[Figure scripts]
········
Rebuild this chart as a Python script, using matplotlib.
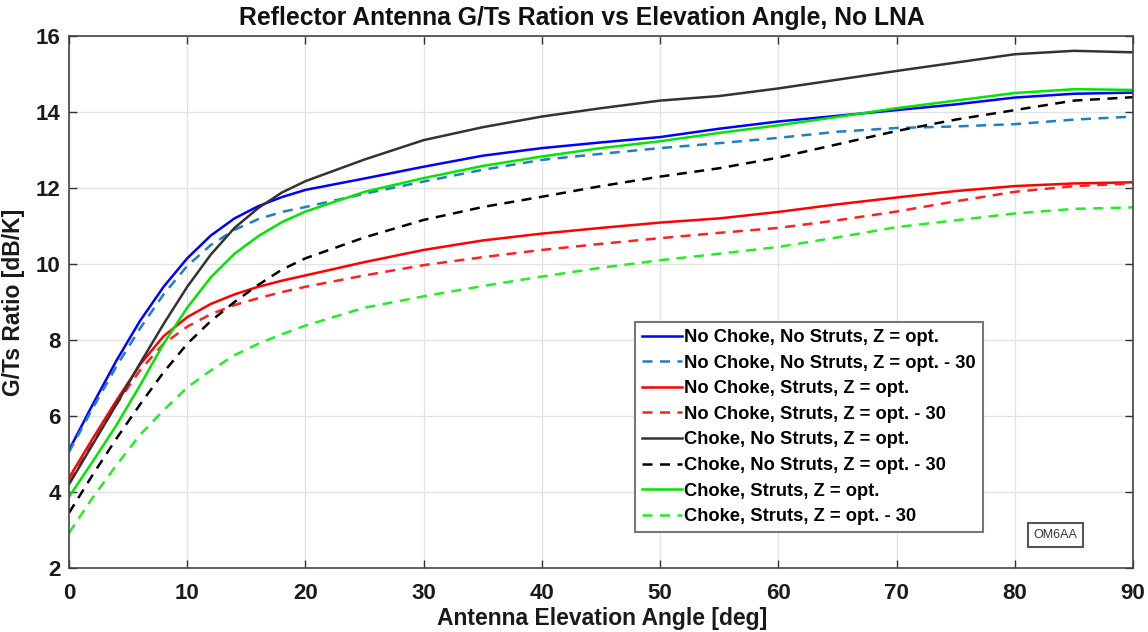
import matplotlib
matplotlib.use("Agg")
import matplotlib.pyplot as plt

angle = [0, 2, 4, 6, 8, 10, 12, 14, 16, 18, 20, 25, 30, 35, 40, 45, 50, 55, 60, 65, 70, 75, 80, 85, 90]

nochoke_nostruts_opt = [5.1, 6.3, 7.45, 8.5, 9.4, 10.15, 10.75, 11.2, 11.52, 11.76, 11.95, 12.25, 12.56, 12.85, 13.05, 13.2, 13.34, 13.56, 13.75, 13.9, 14.05, 14.2, 14.38, 14.48, 14.51]
nochoke_nostruts_m30 = [5.05, 6.2, 7.3, 8.3, 9.2, 9.95, 10.5, 10.9, 11.18, 11.37, 11.5, 11.85, 12.17, 12.48, 12.74, 12.9, 13.05, 13.18, 13.32, 13.48, 13.58, 13.62, 13.68, 13.8, 13.88]
nochoke_struts_opt = [4.37, 5.4, 6.4, 7.35, 8.1, 8.6, 8.95, 9.2, 9.4, 9.56, 9.7, 10.05, 10.37, 10.62, 10.8, 10.95, 11.09, 11.2, 11.37, 11.57, 11.75, 11.92, 12.05, 12.12, 12.15]
nochoke_struts_m30 = [4.3, 5.3, 6.3, 7.2, 7.9, 8.35, 8.68, 8.92, 9.1, 9.26, 9.4, 9.7, 9.97, 10.18, 10.37, 10.53, 10.68, 10.82, 10.95, 11.15, 11.38, 11.65, 11.9, 12.05, 12.12]
choke_nostruts_opt = [4.2, 5.25, 6.3, 7.38, 8.42, 9.4, 10.25, 10.95, 11.47, 11.88, 12.18, 12.75, 13.26, 13.6, 13.88, 14.1, 14.3, 14.42, 14.62, 14.85, 15.08, 15.3, 15.52, 15.61, 15.57]
choke_nostruts_m30 = [3.45, 4.45, 5.4, 6.3, 7.15, 7.9, 8.5, 9.0, 9.45, 9.85, 10.15, 10.7, 11.16, 11.5, 11.77, 12.05, 12.3, 12.52, 12.8, 13.15, 13.5, 13.8, 14.05, 14.3, 14.39]
choke_struts_opt = [3.87, 4.8, 5.75, 6.8, 7.9, 8.85, 9.65, 10.27, 10.73, 11.1, 11.38, 11.9, 12.26, 12.58, 12.83, 13.05, 13.23, 13.45, 13.65, 13.87, 14.1, 14.3, 14.5, 14.6, 14.58]
choke_struts_m30 = [2.92, 3.85, 4.7, 5.5, 6.15, 6.75, 7.2, 7.6, 7.9, 8.15, 8.38, 8.85, 9.15, 9.42, 9.67, 9.9, 10.1, 10.27, 10.45, 10.7, 10.97, 11.15, 11.33, 11.45, 11.49]

labels = [
    "No Choke, No Struts, Z = opt.",
    "No Choke, No Struts, Z = opt. - 30",
    "No Choke, Struts, Z = opt.",
    "No Choke, Struts, Z = opt. - 30",
    "Choke, No Struts, Z = opt.",
    "Choke, No Struts, Z = opt. - 30",
    "Choke, Struts, Z = opt.",
    "Choke, Struts, Z = opt. - 30",
]
xticks = [0, 10, 20, 30, 40, 50, 60, 70, 80, 90]
yticks = [2, 4, 6, 8, 10, 12, 14, 16]

series = [nochoke_nostruts_opt, nochoke_nostruts_m30, nochoke_struts_opt, nochoke_struts_m30,
          choke_nostruts_opt, choke_nostruts_m30, choke_struts_opt, choke_struts_m30]
colors = ["#0000ff", "#1f7fc4", "#ff0000", "#ff2020", "#333333", "#000000", "#00e600", "#22ee22"]
dashed = [False, True, False, True, False, True, False, True]

plt.rcParams['font.family'] = ['Liberation Sans', 'DejaVu Sans']

fig = plt.figure(figsize=(11.48, 6.32), dpi=100)
ax = fig.add_axes([69/1148, 1-568/632, (1133-69)/1148, (568-36)/632])

for ys, c, d, lab in zip(series, colors, dashed, labels):
    if d:
        ax.plot(angle, ys, color=c, lw=1.8, dashes=(4, 3), label=lab)
    else:
        ax.plot(angle, ys, color=c, lw=1.8, label=lab)

ax.set_xlim(0, 90)
ax.set_ylim(2, 16)
ax.set_xticks(xticks)
ax.set_yticks(yticks)
ax.grid(True, color="#e3e3e3", lw=1.0)
ax.set_axisbelow(True)
ax.tick_params(direction="in", top=True, right=True, length=6, width=1, colors="#333333",
               labelsize=16)
ax.tick_params(axis="x", pad=11)
ax.tick_params(axis="y", pad=6)
for lab in ax.get_xticklabels() + ax.get_yticklabels():
    lab.set_fontweight("bold")
    lab.set_color("#1a1a1a")
for s in ax.spines.values():
    s.set_color("#444444")
    s.set_linewidth(1.2)

fig.text(602/1148, 1-618/632, "Antenna Elevation Angle [deg]", ha="center", va="center",
         fontsize=16.5, fontweight="bold", color="#1a1a1a")
ax.set_ylabel("G/Ts Ratio [dB/K]", fontsize=16.5, fontweight="bold", color="#1a1a1a", labelpad=8)
fig.text(582/1148, 1-18/632, "Reflector Antenna G/Ts Ration vs Elevation Angle, No LNA",
         ha="center", va="center", fontsize=17.8, fontweight="bold", color="#111111")

leg = ax.legend(loc="upper left", bbox_to_anchor=((635-69)/1064, (568-322)/532),
                prop={"weight": "bold", "size": 13.2}, frameon=True, fancybox=False,
                edgecolor="#777777", framealpha=1, handlelength=2.2, handletextpad=0.1,
                labelspacing=0.47, borderpad=0.38, borderaxespad=0)
leg.get_frame().set_linewidth(1.5)

ax.text((1030-69)/1064*90 + 0.3, 2 + (568-535)/38, "OM6AA", fontsize=9, color="#333344",
        ha="left", va="center",
        bbox=dict(boxstyle="square,pad=0.45", fc="white", ec="#555555", lw=1.5))

fig.savefig("out.png", dpi=100)
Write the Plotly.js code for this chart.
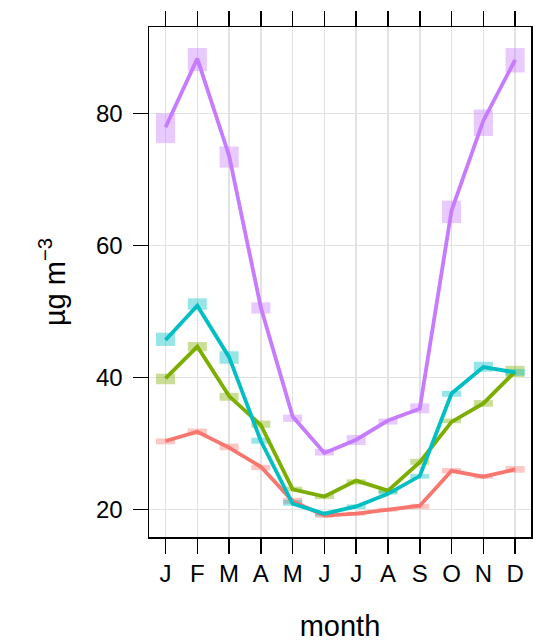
<!DOCTYPE html>
<html>
<head>
<meta charset="utf-8">
<script src="https://cdn.plot.ly/plotly-3.0.1.min.js"></script>
<style>
  html, body { margin: 0; padding: 0; background: #ffffff; }
  #chart { width: 533px; height: 642px; }
</style>
</head>
<body>
<div id="chart"></div>
<script>
// Monthly means with their confidence intervals, one group per colour
const months = [1, 2, 3, 4, 5, 6, 7, 8, 9, 10, 11, 12];
const monthLabels = ["J", "F", "M", "A", "M", "J", "J", "A", "S", "O", "N", "D"];

const redMean  = [30.4, 31.8, 29.4, 26.5, 21.3, 19.1, 19.4, 20.0, 20.6, 25.9, 25.0, 26.1];
const redLow   = [29.9, 31.3, 29.0, 26.0, 20.9, 18.8, 19.1, 19.7, 20.1, 25.5, 24.7, 25.6];
const redHigh  = [30.8, 32.3, 30.0, 26.8, 21.8, 19.4, 19.7, 20.3, 20.9, 26.3, 25.4, 26.6];

const greenMean = [39.9, 44.7, 37.2, 32.8, 23.1, 22.0, 24.4, 22.9, 27.2, 33.3, 36.1, 40.9];
const greenLow  = [39.0, 44.0, 36.5, 32.4, 22.8, 21.6, 23.8, 22.5, 26.8, 33.1, 35.6, 40.1];
const greenHigh = [40.6, 45.4, 37.7, 33.5, 23.5, 22.4, 24.6, 23.3, 27.7, 33.8, 36.6, 41.8];

const cyanMean = [45.7, 50.9, 43.1, 30.4, 20.9, 19.4, 20.5, 22.4, 25.1, 37.6, 41.6, 40.8];
const cyanLow  = [44.8, 50.3, 42.1, 30.0, 20.6, 19.0, 20.1, 22.3, 24.7, 37.1, 40.9, 40.3];
const cyanHigh = [46.8, 52.0, 44.0, 30.9, 21.5, 19.7, 20.8, 22.9, 25.4, 38.0, 42.4, 41.3];

const purpleMean = [77.9, 88.3, 73.6, 50.6, 34.1, 28.6, 30.6, 33.5, 35.3, 65.3, 78.9, 88.1];
const purpleLow  = [75.5, 86.4, 71.8, 49.7, 33.3, 28.2, 29.8, 32.9, 34.6, 63.4, 76.6, 86.2];
const purpleHigh = [80.0, 89.9, 75.0, 51.4, 34.4, 29.2, 31.3, 33.8, 36.1, 66.8, 80.6, 89.9];

const groups = [
  { name: "group 1", color: "#F8766D", mean: redMean,    low: redLow,    high: redHigh },
  { name: "group 2", color: "#7CAE00", mean: greenMean,  low: greenLow,  high: greenHigh },
  { name: "group 3", color: "#00BFC4", mean: cyanMean,   low: cyanLow,   high: cyanHigh },
  { name: "group 4", color: "#C77CFF", mean: purpleMean, low: purpleLow, high: purpleHigh }
];

const traces = [];
// interval boxes first so every line sits on top of them
groups.forEach(g => {
  traces.push({
    type: "bar",
    x: months,
    base: g.low,
    y: g.high.map((h, i) => h - g.low[i]),
    width: 0.6,
    marker: { color: g.color, line: { width: 0 } },
    opacity: 0.4,
    name: g.name + " interval",
    showlegend: false,
    hoverinfo: "skip"
  });
});
groups.forEach(g => {
  traces.push({
    type: "scatter",
    mode: "lines",
    x: months,
    y: g.mean,
    line: { color: g.color, width: 3.8 },
    name: g.name,
    showlegend: false
  });
});

const font = "Liberation Sans, Arial, Helvetica, sans-serif";

const layout = {
  width: 533,
  height: 642,
  margin: { l: 149, r: 2, t: 27, b: 105 },
  paper_bgcolor: "#ffffff",
  plot_bgcolor: "#ffffff",
  barmode: "overlay",
  showlegend: false,
  font: { family: font, color: "#000000" },
  xaxis: {
    range: [0.48, 12.5],
    tickmode: "array",
    tickvals: months,
    ticktext: monthLabels,
    ticks: "outside",
    ticklen: 15,
    tickwidth: 1.5,
    tickcolor: "#000000",
    tickfont: { size: 24, family: font },
    showline: true,
    linecolor: "#000000",
    linewidth: 1.5,
    mirror: "ticks",
    showgrid: true,
    gridcolor: "#e2e2e2",
    gridwidth: 1.5,
    zeroline: false,
    title: { text: "month", font: { size: 29, family: font }, standoff: 33 }
  },
  yaxis: {
    range: [15.87, 93.09],
    tickmode: "array",
    tickvals: [20, 40, 60, 80],
    ticks: "outside",
    ticklen: 15,
    tickwidth: 1.5,
    tickcolor: "#000000",
    tickfont: { size: 24, family: font },
    ticklabelstandoff: 5,
    showline: true,
    linecolor: "#000000",
    linewidth: 1.5,
    mirror: true,
    showgrid: true,
    gridcolor: "#e2e2e2",
    gridwidth: 1.5,
    zeroline: false,
    title: { text: "\u00b5g m<sup>\u22123</sup>", font: { size: 29, family: font }, standoff: 22 }
  }
};

Plotly.newPlot("chart", traces, layout, { displayModeBar: false, staticPlot: true });
</script>
</body>
</html>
········
▸ Problem requirements:
Leave out every picture, then retype exactly the lines from the one containing "Write the Plotly.js code for this chart." through the one containing "38.0, 42.4, 41.3];".

▸ Solution for this exercise:
Write the Plotly.js code for this chart.
<!DOCTYPE html>
<html>
<head>
<meta charset="utf-8">
<script src="https://cdn.plot.ly/plotly-3.0.1.min.js"></script>
<style>
  html, body { margin: 0; padding: 0; background: #ffffff; }
  #chart { width: 533px; height: 642px; }
</style>
</head>
<body>
<div id="chart"></div>
<script>
// Monthly means with their confidence intervals, one group per colour
const months = [1, 2, 3, 4, 5, 6, 7, 8, 9, 10, 11, 12];
const monthLabels = ["J", "F", "M", "A", "M", "J", "J", "A", "S", "O", "N", "D"];

const redMean  = [30.4, 31.8, 29.4, 26.5, 21.3, 19.1, 19.4, 20.0, 20.6, 25.9, 25.0, 26.1];
const redLow   = [29.9, 31.3, 29.0, 26.0, 20.9, 18.8, 19.1, 19.7, 20.1, 25.5, 24.7, 25.6];
const redHigh  = [30.8, 32.3, 30.0, 26.8, 21.8, 19.4, 19.7, 20.3, 20.9, 26.3, 25.4, 26.6];

const greenMean = [39.9, 44.7, 37.2, 32.8, 23.1, 22.0, 24.4, 22.9, 27.2, 33.3, 36.1, 40.9];
const greenLow  = [39.0, 44.0, 36.5, 32.4, 22.8, 21.6, 23.8, 22.5, 26.8, 33.1, 35.6, 40.1];
const greenHigh = [40.6, 45.4, 37.7, 33.5, 23.5, 22.4, 24.6, 23.3, 27.7, 33.8, 36.6, 41.8];

const cyanMean = [45.7, 50.9, 43.1, 30.4, 20.9, 19.4, 20.5, 22.4, 25.1, 37.6, 41.6, 40.8];
const cyanLow  = [44.8, 50.3, 42.1, 30.0, 20.6, 19.0, 20.1, 22.3, 24.7, 37.1, 40.9, 40.3];
const cyanHigh = [46.8, 52.0, 44.0, 30.9, 21.5, 19.7, 20.8, 22.9, 25.4, 38.0, 42.4, 41.3];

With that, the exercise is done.